- Instruction -
Extract the first line of the entries below and every line after it up to the one containing "(l7) at (183.5,534.5)", both kept. Pictures are excluded.

(Recorded data)
* * * * *
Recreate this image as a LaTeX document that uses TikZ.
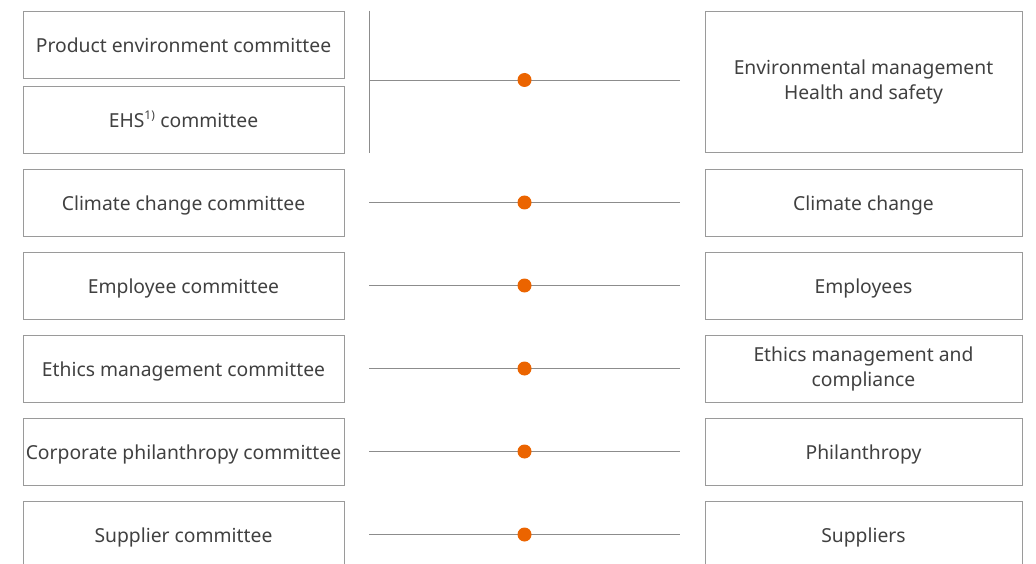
\documentclass[tikz,border=0pt]{standalone}
\usepackage{fontspec}
\setmainfont{Noto Sans}
\usepackage{tikz}
\usetikzlibrary{calc}

\definecolor{boxgray}{HTML}{9A9A9A}
\definecolor{linegray}{HTML}{8C8C8C}
\definecolor{textgray}{HTML}{404040}
\definecolor{dotorange}{HTML}{EB6400}

\begin{document}
\begin{tikzpicture}[x=1pt,y=-1pt,
    textbox/.style={draw=boxgray, line width=0.9pt, text=textgray, align=center,
        inner sep=0pt, font=\fontsize{19.3}{25}\selectfont},
    leftbox/.style={textbox, minimum width=321pt, minimum height=67pt,
        text height=17pt, text depth=1pt},
    rightbox/.style={textbox, minimum width=317pt, minimum height=67pt},
    topic/.style={rightbox, text height=17pt, text depth=1pt},
    link/.style={draw=linegray, line width=0.9pt},
    dot/.style={circle, fill=dotorange, inner sep=0pt, minimum size=14pt}]
        \useasboundingbox (0,0) rectangle (1036,564);
        \clip (0,0) rectangle (1036,564);

        % Left column: committees
        \node[leftbox] (l1) at (183.5,44.5) {Product environment committee};
        \node[leftbox] (l2) at (183.5,119.5) {EHS\textsuperscript{\fontsize{12}{12}\selectfont 1)} committee};
        \node[leftbox] (l3) at (183.5,202.5) {Climate change committee};
        \node[leftbox] (l4) at (183.5,285.5) {Employee committee};
        \node[leftbox] (l5) at (183.5,368.5) {Ethics management committee};
        \node[leftbox] (l6) at (183.5,451.5) {Corporate philanthropy committee};
        \node[leftbox] (l7) at (183.5,534.5) {Supplier committee};

        % Right column: topics
        \node[rightbox, minimum height=141pt] (r1) at (863.5,81.5) {Environmental management\\Health and safety};
        \node[topic] (r3) at (863.5,202.5) {Climate change};
        \node[topic] (r4) at (863.5,285.5) {Employees};
        \node[rightbox] (r5) at (863.5,368.5) {Ethics management and\\compliance};
        \node[topic] (r6) at (863.5,451.5) {Philanthropy};
        \node[topic] (r7) at (863.5,534.5) {Suppliers};

        % Bracket joining the two top committees
        \coordinate (bt) at ([xshift=25pt]l1.north east);
        \coordinate (bb) at ([xshift=25pt]l2.south east);
        \coordinate (bm) at ([yshift=1.5pt]bt |- r1.west);
        \draw[link] (bt) -- (bb);
        \draw[link] (bm) -- ([xshift=-25pt]bm -| r1.west) node[dot, midway] (d1) {};

        % Remaining links
        \foreach \i in {3,...,7} {
            \draw[link, shorten <=25pt, shorten >=25pt] (l\i.east) -- (r\i.west);
            \node[dot] (d\i) at ($(l\i.east)!0.5!(r\i.west)$) {};
        }
\end{tikzpicture}
\end{document}
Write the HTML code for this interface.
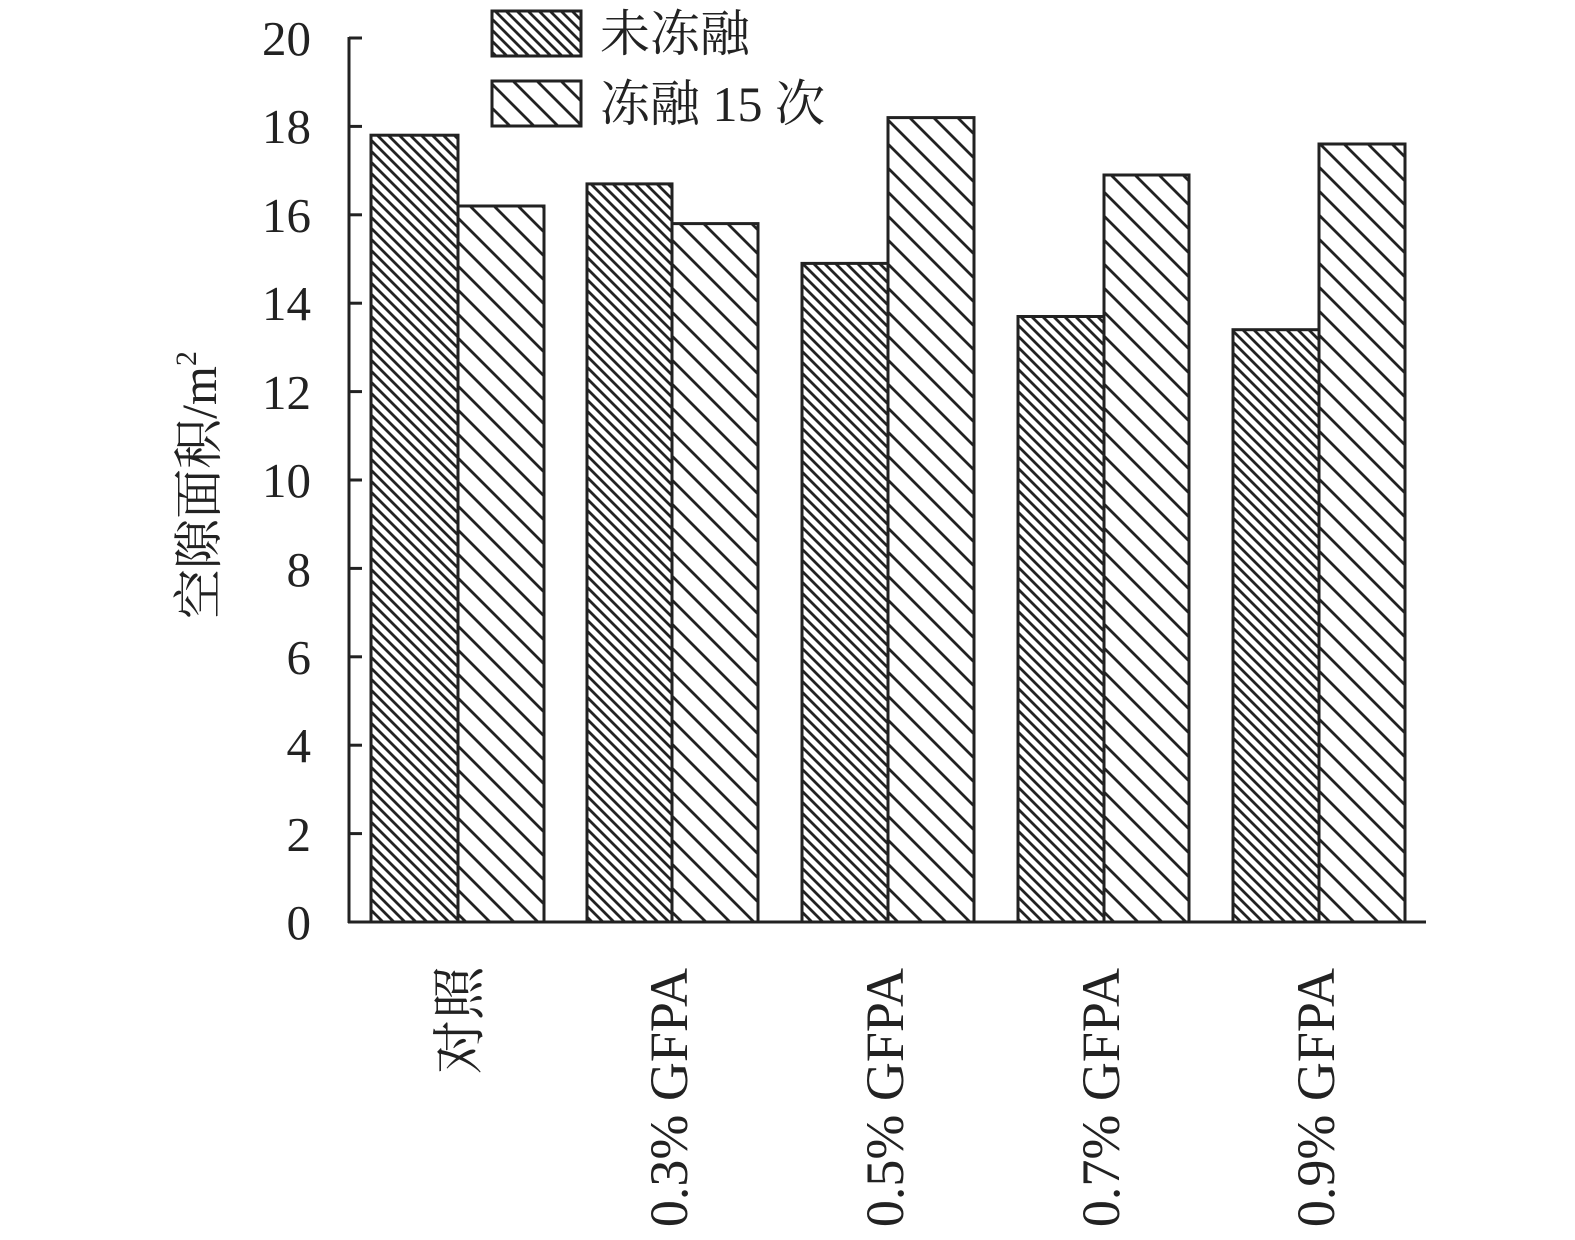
* * * * *
- Exercise answer -
Recreate this image as a LaTeX document that uses TikZ.
\documentclass[tikz,border=0pt]{standalone}
\usepackage{fontspec}
\setmainfont{Noto Sans}
\usepackage{tikz}
\usetikzlibrary{calc}

\definecolor{boxgray}{HTML}{9A9A9A}
\definecolor{linegray}{HTML}{8C8C8C}
\definecolor{textgray}{HTML}{404040}
\definecolor{dotorange}{HTML}{EB6400}

\begin{document}
\begin{tikzpicture}[x=1pt,y=-1pt,
    textbox/.style={draw=boxgray, line width=0.9pt, text=textgray, align=center,
        inner sep=0pt, font=\fontsize{19.3}{25}\selectfont},
    leftbox/.style={textbox, minimum width=321pt, minimum height=67pt,
        text height=17pt, text depth=1pt},
    rightbox/.style={textbox, minimum width=317pt, minimum height=67pt},
    topic/.style={rightbox, text height=17pt, text depth=1pt},
    link/.style={draw=linegray, line width=0.9pt},
    dot/.style={circle, fill=dotorange, inner sep=0pt, minimum size=14pt}]
        \useasboundingbox (0,0) rectangle (1036,564);
        \clip (0,0) rectangle (1036,564);

        % Left column: committees
        \node[leftbox] (l1) at (183.5,44.5) {Product environment committee};
        \node[leftbox] (l2) at (183.5,119.5) {EHS\textsuperscript{\fontsize{12}{12}\selectfont 1)} committee};
        \node[leftbox] (l3) at (183.5,202.5) {Climate change committee};
        \node[leftbox] (l4) at (183.5,285.5) {Employee committee};
        \node[leftbox] (l5) at (183.5,368.5) {Ethics management committee};
        \node[leftbox] (l6) at (183.5,451.5) {Corporate philanthropy committee};
        \node[leftbox] (l7) at (183.5,534.5) {Supplier committee};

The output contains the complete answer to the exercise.